◆ ENTRIES:
----
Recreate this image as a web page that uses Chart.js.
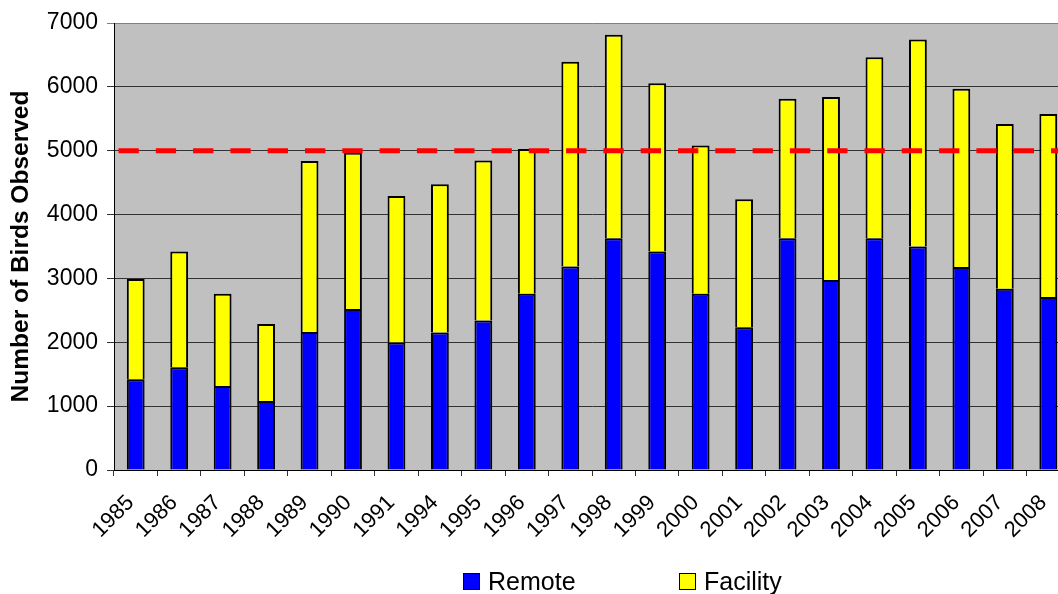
<!DOCTYPE html>
<html lang="en">
<head>
  <meta charset="UTF-8" />
  <title>Number of Birds Observed</title>
  <script src="https://cdn.jsdelivr.net/npm/chart.js"></script>
  <style>
    html, body {
      margin: 0;
      background: #ffffff;
      overflow: hidden;
    }
    canvas {
      display: block;
    }
  </style>
</head>
<body>

<canvas id="birds" width="1072" height="594"></canvas>

<script>
// data
const years = ['1985', '1986', '1987', '1988', '1989', '1990', '1991', '1994', '1995', '1996', '1997',
  '1998', '1999', '2000', '2001', '2002', '2003', '2004', '2005', '2006', '2007', '2008'];
const remote = [1420, 1610, 1315, 1080, 2160, 2520, 1995, 2155, 2340, 2760, 3185,
  3630, 3420, 2760, 2235, 3630, 2975, 3630, 3500, 3180, 2840, 2710];
const facility = [1570, 1810, 1445, 1205, 2680, 2450, 2295, 2320, 2505, 2265, 3210,
  3185, 2635, 2320, 2005, 2185, 2865, 2835, 3240, 2790, 2580, 2865];
const targetLevel = 5000;
const yMin = 0, yMax = 7000, yStep = 1000;

Chart.defaults.font.family = '"Liberation Sans", Arial, sans-serif';
Chart.defaults.color = '#000';

// grey plot area
const plotBg = {
  id: 'plotBg',
  beforeDraw(chart) {
    const a = chart.chartArea;
    const ctx = chart.ctx;
    ctx.save();
    ctx.fillStyle = '#C0C0C0';
    ctx.fillRect(a.left, a.top, a.right - a.left, a.bottom - a.top);
    ctx.restore();
  }
};

// red dashed target line at 5000
const targetLine = {
  id: 'targetLine',
  afterDatasetsDraw(chart) {
    const a = chart.chartArea;
    const y = chart.scales.y.getPixelForValue(targetLevel);
    const ctx = chart.ctx;
    ctx.save();
    ctx.strokeStyle = '#FF0000';
    ctx.lineWidth = 5;
    ctx.setLineDash([20.3, 17]);
    ctx.beginPath();
    ctx.moveTo(a.left + 4.5, y);
    ctx.lineTo(a.right, y);
    ctx.stroke();
    ctx.restore();
  }
};

// legend row at the bottom (wide gap between the two items)
const legendRow = {
  id: 'legendRow',
  afterDraw(chart) {
    const ctx = chart.ctx;
    const spots = [463, 679];
    ctx.save();
    ctx.font = '25px "Liberation Sans", Arial, sans-serif';
    ctx.textBaseline = 'alphabetic';
    chart.data.datasets.forEach((ds, i) => {
      const x = spots[i];
      ctx.fillStyle = ds.backgroundColor;
      ctx.fillRect(x, 573, 17, 17);
      ctx.strokeStyle = '#000';
      ctx.lineWidth = 1;
      ctx.strokeRect(x + 0.5, 573.5, 16, 16);
      ctx.fillStyle = '#000';
      ctx.fillText(ds.label, x + 25, 590);
    });
    ctx.restore();
  }
};

new Chart(document.getElementById('birds'), {
  type: 'bar',
  data: {
    labels: years,
    datasets: [
      {
        label: 'Remote',
        data: remote,
        backgroundColor: '#0000FF',
        borderColor: '#000',
        borderWidth: 2
      },
      {
        label: 'Facility',
        data: facility,
        backgroundColor: '#FFFF00',
        borderColor: '#000',
        borderWidth: 2
      }
    ]
  },
  options: {
    responsive: false,
    animation: false,
    layout: { padding: { top: 23, right: 2, left: 0, bottom: 0 } },
    datasets: {
      bar: { barPercentage: 0.41, categoryPercentage: 1 }
    },
    plugins: {
      legend: { display: false },
      tooltip: { enabled: false }
    },
    scales: {
      x: {
        stacked: true,
        border: { color: '#000', width: 1 },
        grid: {
          drawOnChartArea: false,
          drawTicks: true,
          tickLength: 6,
          color: '#333'
        },
        ticks: {
          minRotation: 45,
          maxRotation: 45,
          padding: 14,
          labelOffset: -5,
          font: { size: 22 }
        },
        afterFit(scale) {
          scale.height = 124;
          scale.paddingLeft = 0;
          scale.paddingRight = 0;
        }
      },
      y: {
        stacked: true,
        min: yMin,
        max: yMax,
        border: { color: '#000', width: 1 },
        grid: {
          color: ctx => (ctx.tick && ctx.tick.value === yMax) ? '#808080' : '#333',
          tickLength: 7
        },
        ticks: {
          stepSize: yStep,
          padding: 9,
          font: { size: 23 },
          callback: value => String(value)
        },
        title: {
          display: true,
          text: 'Number of Birds Observed',
          font: { size: 24.5, weight: 'bold' },
          padding: { top: 7, bottom: 0 }
        },
        afterFit(scale) { scale.width = 114; }
      }
    }
  },
  plugins: [plotBg, targetLine, legendRow]
});
</script>
</body>
</html>
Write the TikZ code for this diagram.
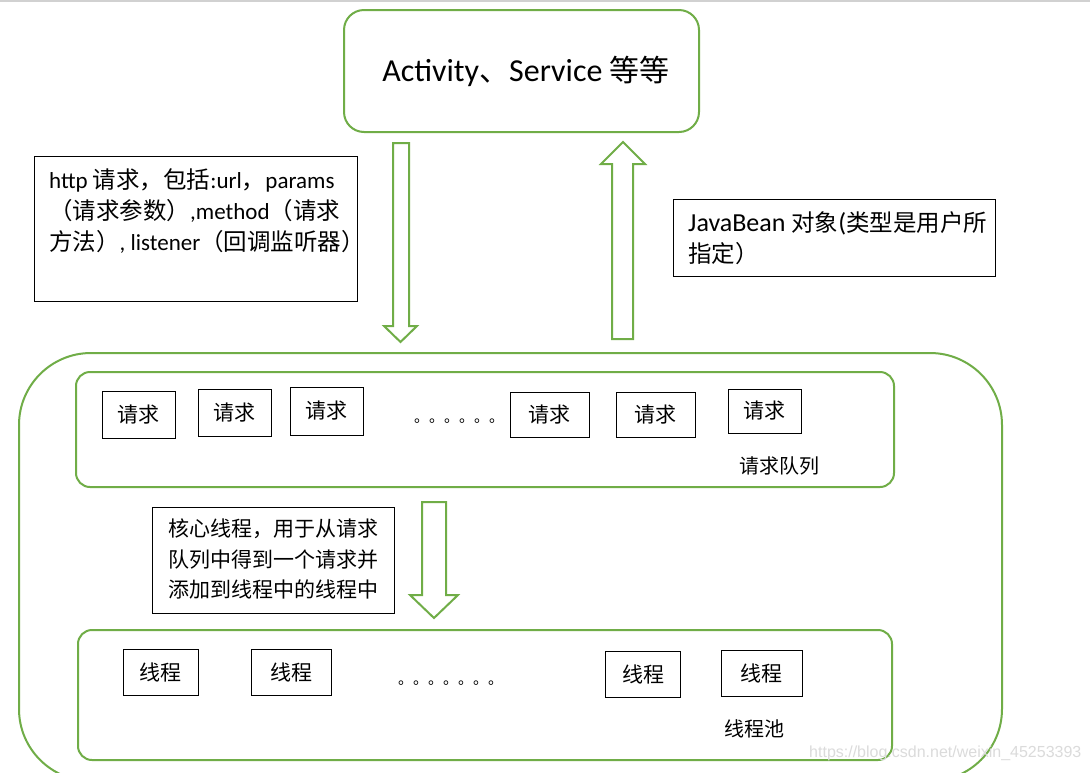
\documentclass[tikz,border=0pt]{standalone}
\usepackage{fontspec}
\setmainfont{Carlito}
\newfontfamily\cjk{Noto Sans CJK SC}
\newfontfamily\wmfont{Liberation Sans}
\definecolor{grn}{HTML}{70AD47}
\newcommand{\cj}[1]{{\fontsize{23.5}{31}\selectfont\cjk #1}}
\tikzset{
  gbox/.style={draw=grn, line width=2pt, inner sep=0pt},
  bbox/.style={draw=black, line width=1pt, inner sep=0pt, font=\fontsize{21}{25}\selectfont\cjk},
  txt/.style={inner sep=0pt, anchor=north west, align=left},
  blockarrow/.style={draw=grn, line width=2pt, fill=white, line join=miter},
  dots/.style={inner sep=0pt, anchor=base west, font=\fontsize{15}{15}\selectfont\cjk},
  lbl/.style={inner sep=0pt, font=\fontsize{20}{24}\selectfont\cjk},
}
\begin{document}
\begin{tikzpicture}[x=1pt,y=-1pt]
\useasboundingbox (0,0) rectangle (1090,772);
\clip (0,0) rectangle (1090,772);
\fill[white] (0,0) rectangle (1090,772);
\draw[black!18, line width=1.5pt] (0,1) -- (1090,1);

% top box
\node[gbox, rounded corners=20pt, minimum width=355pt, minimum height=122pt,
      font=\fontsize{32}{38}\selectfont] (app) at (521.5,71)
      {\hspace*{9pt}Activity{\fontsize{30}{36}\selectfont\cjk 、}Service {\fontsize{30}{36}\selectfont\cjk 等等}};

% request description box
\node[draw=black, line width=1pt, minimum width=323pt, minimum height=145pt] (reqbox) at (195.5,228.5) {};
\node[txt, font=\fontsize{23}{31}\selectfont] (reqtxt) at (49,168)
  {http \cj{请求，包括}:url\cj{，}params\\
   \cj{（请求参数）},method\cj{（请求}\\
   \cj{方法）}, listener\cj{（回调监听器）}};

% result description box
\node[draw=black, line width=1pt, minimum width=322pt, minimum height=77pt] (resbox) at (834,237.5) {};
\node[txt, font=\fontsize{26}{31}\selectfont] (restxt) at (688,211)
  {JavaBean \cj{对象}(\cj{类型是用户所}\\
   \cj{指定）}};

% arrows between app and system
\draw[blockarrow] (393,143) -- (409,143) -- (409,326) -- (417,326) -- (400.5,342) -- (384,326) -- (393,326) -- cycle;
\draw[blockarrow] (612,339) -- (633,339) -- (633,164) -- (645,164) -- (623,142) -- (601,164) -- (612,164) -- cycle;

% big system box
\node[gbox, rounded corners=72pt, minimum width=983pt, minimum height=428pt] (sys) at (510.5,567) {};

% request queue
\node[gbox, rounded corners=14pt, minimum width=818pt, minimum height=115pt] (queue) at (485,429.5) {};
\node[bbox, minimum width=73pt, minimum height=47pt] (r1) at (138.5,414.5) {请求};
\node[bbox, minimum width=73pt, minimum height=47pt] (r2) at (234.5,412.5) {请求};
\node[bbox, minimum width=73pt, minimum height=48pt] (r3) at (326.5,411) {请求};
\node[dots] (qdots) at (414,422) {。。。。。。};
\node[bbox, minimum width=79pt, minimum height=45pt] (r4) at (549.5,414.5) {请求};
\node[bbox, minimum width=79pt, minimum height=45pt] (r5) at (655.5,414.5) {请求};
\node[bbox, minimum width=73pt, minimum height=44pt] (r6) at (764.5,411) {请求};
\node[lbl] (qlabel) at (779,466) {请求队列};

% core thread description
\node[draw=black, line width=1pt, minimum width=242pt, minimum height=106pt] (corebox) at (273.5,560) {};
\node[txt, font=\fontsize{21}{30.5}\selectfont\cjk] (coretxt) at (168,519)
  {核心线程，用于从请求\\队列中得到一个请求并\\添加到线程中的线程中};
\draw[blockarrow] (422,502) -- (446,502) -- (446,595) -- (458,595) -- (434,618) -- (410,595) -- (422,595) -- cycle;

% thread pool
\node[gbox, rounded corners=14pt, minimum width=814pt, minimum height=130pt] (pool) at (485,695) {};
\node[bbox, minimum width=75pt, minimum height=46pt] (t1) at (160.5,672) {线程};
\node[bbox, minimum width=80pt, minimum height=46pt] (t2) at (291,672) {线程};
\node[dots] (pdots) at (398,684) {。。。。。。。};
\node[bbox, minimum width=75pt, minimum height=46pt] (t3) at (643,674) {线程};
\node[bbox, minimum width=81pt, minimum height=46pt] (t4) at (761.5,673) {线程};
\node[lbl] (plabel) at (754.5,729) {线程池};

% watermark
\node[inner sep=0pt, anchor=west, text=black!14, font=\fontsize{16}{16}\selectfont\wmfont] (wm) at (809,753) {https://blog.csdn.net/weixin\_45253393};
\end{tikzpicture}
\end{document}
----
◆ GOAL:
Only the number is needed: state how many lines in the listing contain "this".

◆ PROBLEM SOLUTION:
2